# Work to do
Skip every picture, and extract verbatim the lines from the line containing "What matplotlib code" to the line containing "import numpy as np", both lines included.
-- start Given data --
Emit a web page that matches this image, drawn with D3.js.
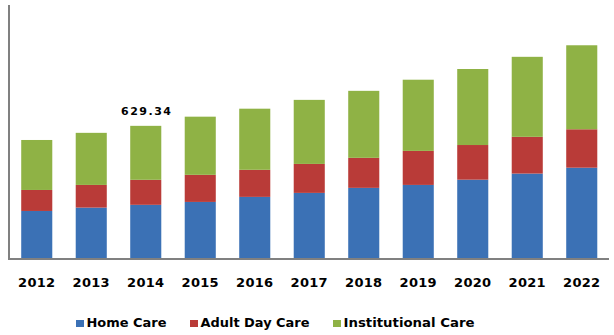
<!DOCTYPE html>
<html><head><meta charset="utf-8">
<script src="https://cdn.jsdelivr.net/npm/d3@7"></script>
<style>body{margin:0;background:#fff}svg{display:block}</style>
</head><body>
<svg id="c" width="614" height="335"></svg>
<script>
const years = ["2012","2013","2014","2015","2016","2017","2018","2019","2020","2021","2022"];
const homeCare = [224, 240, 253.2, 267, 291, 310, 334, 348, 373, 402, 430];
const adultDayCare = [100, 108, 119.2, 129, 129, 138, 143, 162, 165, 175, 183];
const institutionalCare = [238, 248, 256.94, 277, 291, 305, 319, 339, 362, 381, 400];
const seriesNames = ["Home Care", "Adult Day Care", "Institutional Care"];
const colors = ["#3b71b5", "#b93b38", "#8fb245"];
const labelYear = "2014";
const labelText = "629.34";

const svg = d3.select("#c");
const keys = ["home", "adult", "inst"];
const rows = years.map((y, i) => ({year: y, home: homeCare[i], adult: adultDayCare[i], inst: institutionalCare[i]}));
const stack = d3.stack().keys(keys)(rows);

const x = d3.scaleBand().domain(years).range([9.5, 609]).paddingInner(0.43).paddingOuter(0.215);
const y = d3.scaleLinear().domain([0, 1200]).range([258, 6]);

svg.append("g").selectAll("g").data(stack).join("g")
  .attr("fill", (d, i) => colors[i])
  .selectAll("rect").data(d => d).join("rect")
  .attr("x", d => x(d.data.year))
  .attr("width", x.bandwidth())
  .attr("y", d => y(d[1]))
  .attr("height", d => y(d[0]) - y(d[1]));

// axes
svg.append("line").attr("x1", 9).attr("x2", 9).attr("y1", 5).attr("y2", 260)
  .attr("stroke", "#808080").attr("stroke-width", 2);
const xa = svg.append("g").attr("transform", "translate(0,259)")
  .call(d3.axisBottom(x).tickSize(0).tickSizeOuter(0));
xa.select(".domain").attr("stroke", "#808080").attr("stroke-width", 2).attr("d", "M8,0H609");
xa.selectAll("text").attr("y", 28).attr("dy", 0)
  .attr("font-family", "DejaVu Sans, Verdana, sans-serif").attr("font-weight", "bold")
  .attr("font-size", 13).attr("fill", "#000").attr("letter-spacing", 0.3);

// data label
const li = years.indexOf(labelYear);
const tot = homeCare[li] + adultDayCare[li] + institutionalCare[li];
svg.append("text").attr("x", x(labelYear) + x.bandwidth() / 2 + 1).attr("y", y(tot) - 11)
  .attr("text-anchor", "middle").attr("font-family", "DejaVu Sans, Verdana, sans-serif")
  .attr("font-weight", "bold").attr("font-size", 11).attr("letter-spacing", 1.5)
  .attr("fill", "#000").text(labelText);

// legend
const legX = [76, 190, 333];
const legW = [80, 109, 131];
const lg = svg.append("g").selectAll("g").data(seriesNames).join("g")
  .attr("transform", (d, i) => `translate(${legX[i]},0)`);
lg.append("rect").attr("x", 0).attr("y", 320).attr("width", 8).attr("height", 7)
  .attr("fill", (d, i) => colors[i]);
lg.append("text").attr("x", 10.5).attr("y", 327)
  .attr("font-family", "DejaVu Sans, Verdana, sans-serif").attr("font-weight", "bold")
  .attr("font-size", 12).attr("fill", "#000")
  .attr("textLength", (d, i) => legW[i]).attr("lengthAdjust", "spacingAndGlyphs")
  .text(d => d);
</script>
</body></html>
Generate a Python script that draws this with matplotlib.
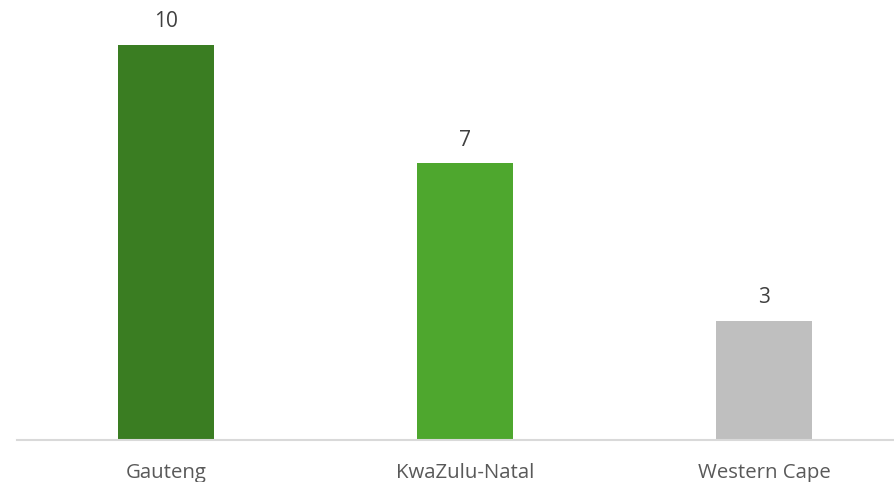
import matplotlib
matplotlib.use("Agg")
import matplotlib.pyplot as plt

categories = ["Gauteng", "KwaZulu-Natal", "Western Cape"]
values = [10, 7, 3]
colors = ["#3A7D22", "#4EA72E", "#BFBFBF"]

plt.rcParams['font.family'] = ['Open Sans', 'DejaVu Sans']

fig = plt.figure(figsize=(8.94, 4.82), dpi=100)
W, H = 894, 482
left, right = 16.5, 913.5
bottom, top = 439.5, 45
ymax = 10 * (bottom - 0) / (bottom - top)
ax = fig.add_axes([left / W, (H - bottom) / H, (right - left) / W, bottom / H])
x = range(len(categories))
bars = ax.bar(x, values, width=0.318, color=colors, zorder=2)
ax.set_xlim(-0.5, 2.5)
ax.set_ylim(0, ymax)
for xi, v in zip(x, values):
    ax.text(xi, v + 0.45, str(v), ha="center", va="baseline", fontsize=15, color="#404040")
ax.set_xticks(list(x))
ax.set_xticklabels(categories, fontsize=14.7, color="#595959")
ax.tick_params(axis="x", length=0, pad=17)
ax.set_yticks([])
for s in ["top", "right", "left"]:
    ax.spines[s].set_visible(False)
ax.spines["bottom"].set_color("#D9D9D9")
ax.spines["bottom"].set_linewidth(1.5)
ax.patch.set_alpha(0)
fig.savefig("out.png", dpi=100)
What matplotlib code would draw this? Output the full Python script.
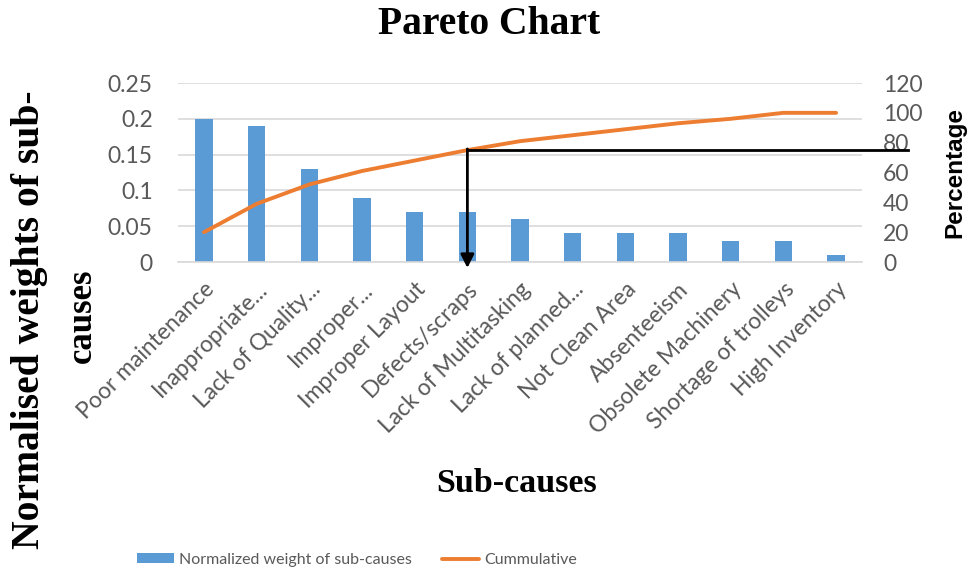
import matplotlib
matplotlib.use("Agg")
import matplotlib.pyplot as plt
import matplotlib.transforms as mtransforms
import numpy as np

categories = ["Poor maintenance", "Inappropriate...", "Lack of Quality...", "Improper...",
              "Improper Layout", "Defects/scraps", "Lack of Multitasking", "Lack of planned...",
              "Not Clean Area", "Absenteeism", "Obsolete Machinery", "Shortage of trolleys",
              "High Inventory"]
weights = [0.20, 0.19, 0.13, 0.09, 0.07, 0.07, 0.06, 0.04, 0.04, 0.04, 0.03, 0.03, 0.01]
cumulative = [20, 39, 52, 61, 68, 75, 81, 85, 89, 93, 96, 100, 100]
left_ticks = [0, 0.05, 0.1, 0.15, 0.2, 0.25]
left_labels = ["0", "0.05", "0.1", "0.15", "0.2", "0.25"]
right_ticks = [0, 20, 40, 60, 80, 100, 120]
arrow_index = 5  # Defects/scraps

BLUE = "#5b9bd5"
ORANGE = "#ed7d31"
GRID = "#d9d9d9"
TXT = "#595959"
SANS = ["Lato", "DejaVu Sans"]
SERIF = ["Liberation Serif", "DejaVu Serif"]

fig = plt.figure(figsize=(9.75, 5.73), dpi=100)
ax = fig.add_axes([177.7 / 975, 1 - 262 / 573, 684.7 / 975, 179 / 573])
x = np.arange(len(categories))
bars = ax.bar(x, weights, width=0.33, color=BLUE, zorder=2, label="Normalized weight of sub-causes")
ax.set_xlim(-0.5, len(categories) - 0.5)
ax.set_ylim(0, 0.25)
ax.set_yticks(left_ticks)
ax.set_yticklabels(left_labels)
ax.yaxis.grid(True, color=GRID, linewidth=1.2, zorder=0)
ax.set_axisbelow(True)
for s in ["top", "right", "left"]:
    ax.spines[s].set_visible(False)
ax.spines["bottom"].set_color(GRID)
ax.spines["bottom"].set_linewidth(1.2)
ax.tick_params(axis="both", length=0, colors=TXT)
ax.tick_params(axis="y", pad=18, labelsize=16.5)
ax.set_xticks(x)
ax.set_xticklabels(categories, rotation=45, ha="right", rotation_mode="anchor",
                   fontsize=16.5, family=SANS, color=TXT)
ax.tick_params(axis="x", pad=12)
for lab in ax.get_yticklabels():
    lab.set_family(SANS)

ax2 = ax.twinx()
ax2.set_ylim(0, 120)
ax2.set_yticks(right_ticks)
ax2.tick_params(axis="y", length=0, colors=TXT, pad=15, labelsize=16.5)
for lab in ax2.get_yticklabels():
    lab.set_family(SANS)
for s in ["top", "right", "left", "bottom"]:
    ax2.spines[s].set_visible(False)
line, = ax2.plot(x, cumulative, color=ORANGE, linewidth=2.8, solid_capstyle="round",
                 zorder=3, label="Cummulative")

# arrow annotation
yv = cumulative[arrow_index]
trans = mtransforms.blended_transform_factory(ax2.transAxes, ax2.transData)
x0_axes = (arrow_index + 0.5) / len(categories)
ax2.plot([x0_axes, 1.067], [yv, yv], color="black", linewidth=2, transform=trans,
         clip_on=False, zorder=4)
ax2.annotate("", xy=(arrow_index, -4), xytext=(arrow_index, yv + 0.8),
             arrowprops=dict(arrowstyle="-|>,head_length=0.8,head_width=0.4",
                             color="black", lw=2, shrinkA=0, shrinkB=0),
             annotation_clip=False, zorder=4)

fig.text(489 / 975, 1 - 24 / 573, "Pareto Chart", family=SERIF, fontweight="bold",
         fontsize=28.5, ha="center", va="center")
fig.text(517 / 975, 1 - 483 / 573, "Sub-causes", family=SERIF, fontweight="bold",
         fontsize=24.5, ha="center", va="center")
fig.text(30 / 975, 1 - 320 / 573, "Normalised weights of sub-", family=SERIF,
         fontweight="bold", fontsize=28.5, rotation=90, ha="center", va="center")
fig.text(82 / 975, 1 - 316 / 573, "causes", family=SERIF,
         fontweight="bold", fontsize=25, rotation=90, ha="center", va="center")
fig.text(955 / 975, 1 - 172 / 573, "Percentage", family=["Liberation Sans", "DejaVu Sans"],
         fontweight="bold", fontsize=17.5, rotation=90, ha="center", va="center")

leg = fig.legend([bars, line], ["Normalized weight of sub-causes", "Cummulative"],
                 loc="center", bbox_to_anchor=(357 / 975, 1 - 560 / 573), ncol=2,
                 frameon=False, prop={"family": SANS, "size": 11.5},
                 handlelength=2.3, handleheight=0.6, columnspacing=1.9, handletextpad=0.3,
                 labelcolor=TXT)

fig.savefig("out.png", dpi=100)
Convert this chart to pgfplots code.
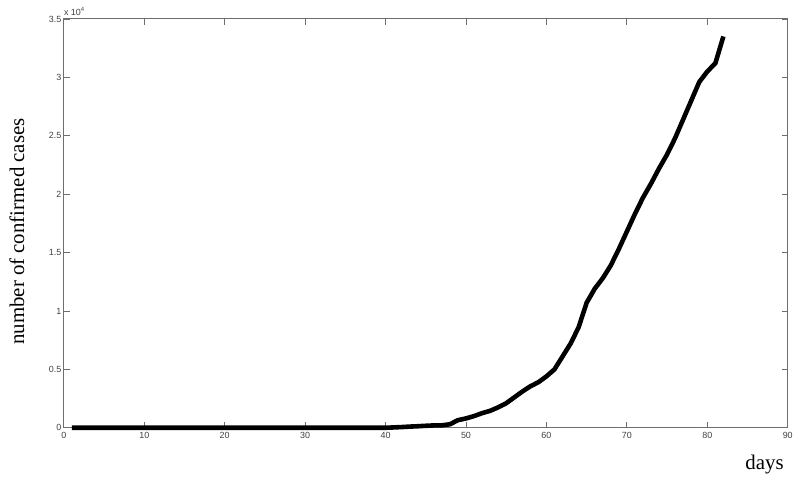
\documentclass[border=0pt]{standalone}
\usepackage{fontspec}
\setmainfont{Liberation Serif}
\newfontfamily\arial{Liberation Sans}
\usepackage{pgfplots}
\pgfplotsset{compat=1.18}
\definecolor{axgray}{HTML}{6E6E6E}

\begin{document}
\begin{tikzpicture}
\begin{axis}[
    scale only axis,
    width=726bp, height=410bp,
    xmin=0, xmax=90, ymin=0, ymax=35000,
    xtick={0,10,...,90},
    ytick={0,5000,...,35000},
    yticklabels={0,0.5,1,1.5,2,2.5,3,3.5},
    scaled y ticks=false,
    /pgf/number format/assume math mode=true,
    tick align=inside,
    major tick length=6bp,
    axis line style={axgray, line width=1bp},
    every tick/.style={axgray, line width=0.8bp},
    ticklabel style={font=\arial\fontsize{9}{10}\selectfont, text=black!75},
    xticklabel style={yshift=-1bp},
    yticklabel style={xshift=1bp},
    xlabel={days},
    ylabel={number of confirmed cases},
    label style={font=\fontsize{21}{24}\selectfont, inner sep=0pt},
    xlabel style={at={(rel axis cs:0.968,0)}, anchor=center, yshift=-37bp},
    ylabel style={at={(rel axis cs:0,0.48)}, anchor=center, yshift=47bp},
    clip=false,
]
\addplot[black, line width=4.6bp, line join=round] coordinates {
    (1,0) (2,0) (3,0) (4,0) (5,0) (6,0) (7,0) (8,0) (9,0) (10,0)
    (11,0) (12,0) (13,0) (14,0) (15,0) (16,0) (17,0) (18,0) (19,0) (20,0)
    (21,0) (22,0) (23,0) (24,0) (25,0) (26,0) (27,0) (28,0) (29,0) (30,0)
    (31,0) (32,0) (33,0) (34,0) (35,0) (36,0) (37,0) (38,0) (39,0) (40,0)
    (41,30) (42,60) (43,100) (44,130) (45,170) (46,200) (47,210) (48,300)
    (49,650) (50,800) (51,1000) (52,1250) (53,1450) (54,1750) (55,2100)
    (56,2600) (57,3100) (58,3550) (59,3900) (60,4400) (61,5000) (62,6100)
    (63,7200) (64,8600) (65,10700) (66,11900) (67,12800) (68,13900)
    (69,15300) (70,16800) (71,18300) (72,19700) (73,20900) (74,22200)
    (75,23400) (76,24800) (77,26400) (78,28000) (79,29600) (80,30500)
    (81,31200) (82,33500)
};
\node[anchor=south west, inner sep=0pt, font=\arial\fontsize{9}{10}\selectfont, text=black!75]
    at (rel axis cs:0,1) [yshift=3bp] {x 10\textsuperscript{4}};
\end{axis}
\path (current axis.south west) +(-64bp,-50bp) (current axis.north east) +(6bp,19bp);
\end{tikzpicture}
\end{document}
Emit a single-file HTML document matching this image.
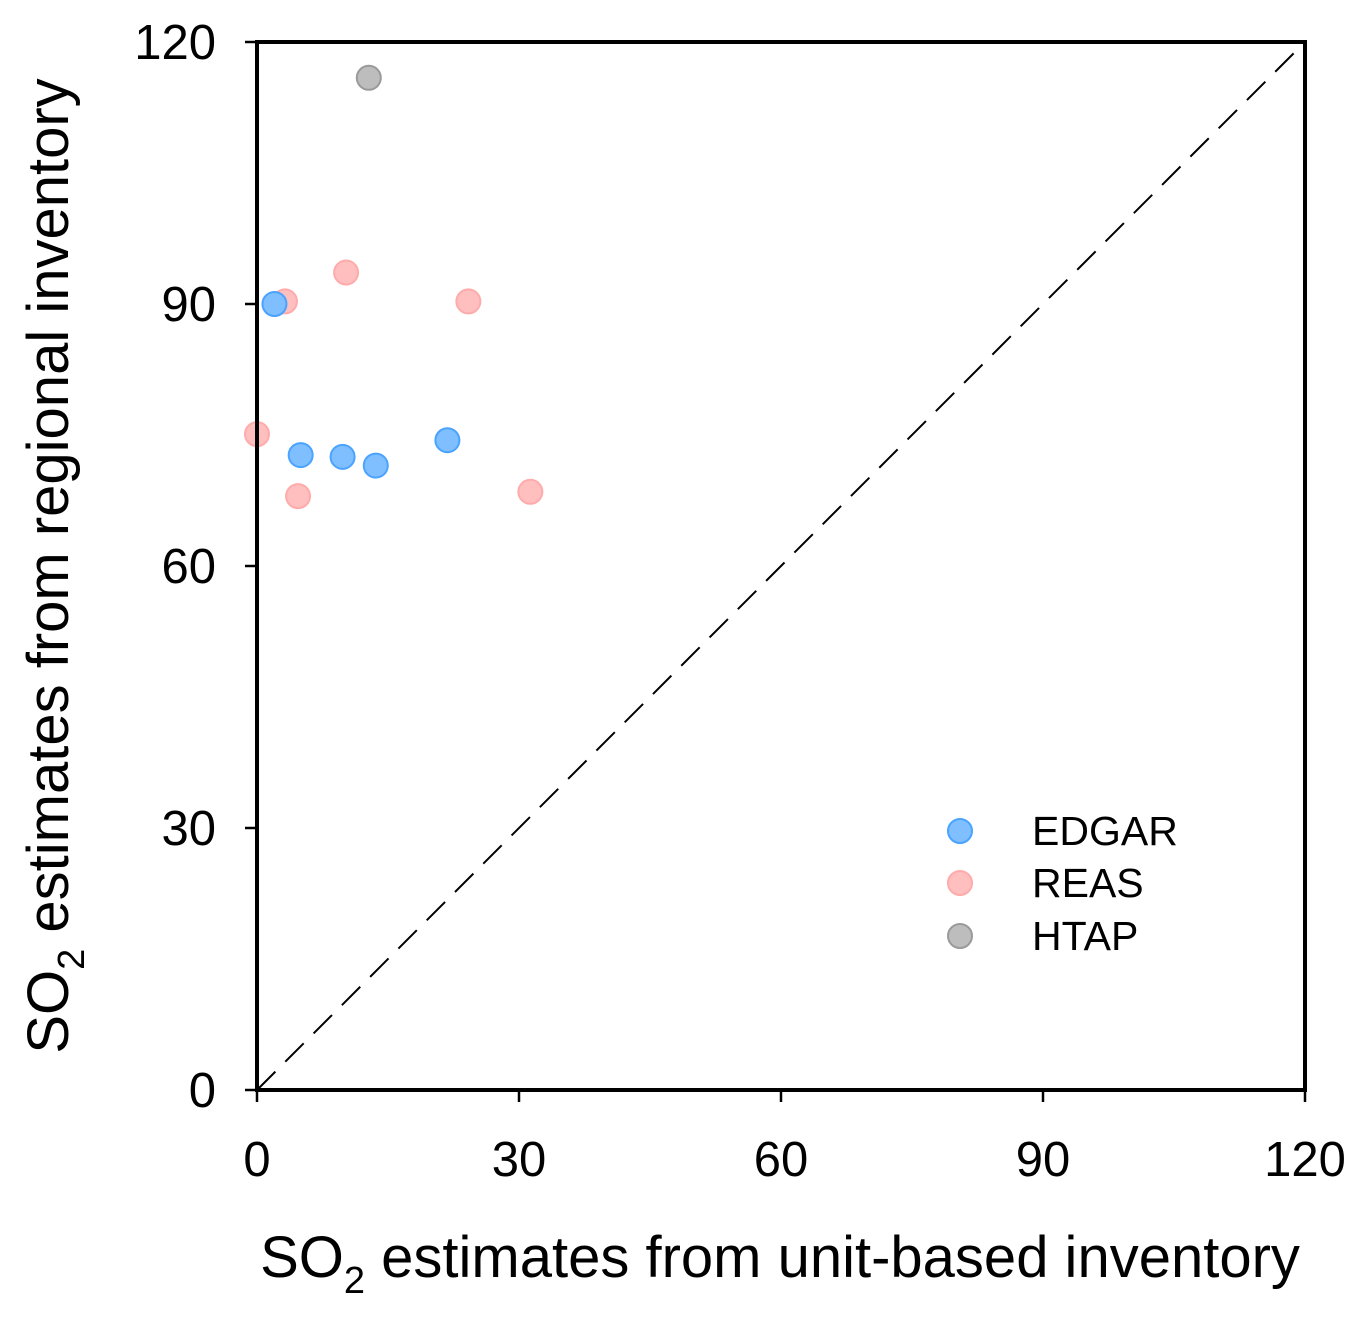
-- end Given data --
# Full response
What matplotlib code would draw this? Output the full Python script.
import matplotlib
matplotlib.use("Agg")
import matplotlib.pyplot as plt
import matplotlib.transforms as mtransforms
import numpy as np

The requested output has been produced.